The leader was the farmer Pier Gerlofs Donia, whose farm had been burned down and whose kinfolk had been killed by a marauding landsknecht regiment. Since the regiment had been employed by the Habsburg authorities to suppress the civil war of the Vetkopers and Schieringers, Donia put the blame on these authorities. After this he gathered angry peasants and some petty noblemen from Frisia and Gelderland and formed the Arumer Zwarte Hoop.

===Success===
Donia and Jelckama's goal was to liberate Frisia from all foreign powers and regain Frisian freedom. Under the leadership of Donia (nicknamed Greate Pier for his size), they employed guerrilla tactics and achieved several victories such as the successful siege of two Hollandic castles and the city of Medemblik. Donia also targeted ships that travelled the Zuiderzee and was very active in 1517, when he used his "signal ships" to attack ships in the region of the West Frisian coast, to which he also transported Geldrian forces, from the Duchy of Geldern, setting them ashore at Medemblik. Donia bore a personal enmity to Medemblik and its inhabitants as, in earlier years, soldiers from Medemblik had cooperated with the Dutch army commanded by Duke Charles, the future Emperor. Donia sank 28 Dutch ships, earning him the title "Cross of the Dutchmen".

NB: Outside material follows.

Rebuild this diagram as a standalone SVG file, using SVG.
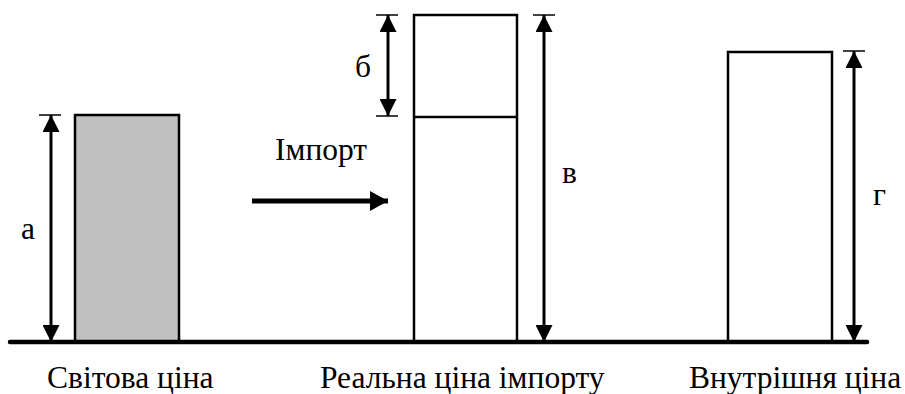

The rebels also received financial support from Charles II, Duke of Guelders, who claimed the Duchy of Guelders in opposition to the House of Habsburg. Charles also employed mercenaries under the command of Maarten van Rossum in their support. However, when the tides turned against the rebels in 1519 as Charles withdrew his support, and by losing their financial support, the rebels could then no longer afford to pay their mercenary army. About the same time, the Arumer Zwarte Hoop also lost their leader, as Donia's health deteriorated. He retired to his farm where he died in 1520. He is buried in Sneek in the 15th-century Martinikerk (Sneek) (English: Large Church; also called the Martinikerk).

===Defeat===

Donia's Lieutenant Wijerd Jelckama took over the command of his forces, which then comprised over 4,000 soldiers. Jelckama also achieved some minor victories, but proved to be a less competent commander and slowly lost men. Jelckama and his soldiers indulged in acts of piracy and sacked many villages in the Frisian lands, losing the trust and support of their own people. The fact that Jelckama was less charismatic also cost him: he forged less fruitful alliances and lost more than he made. After a series of defeats, he and the remainder of the Frisian army were captured in 1523. Jelckama and the remaining Frisian and Gelderian rebels were decapitated, putting the rebellion to an end.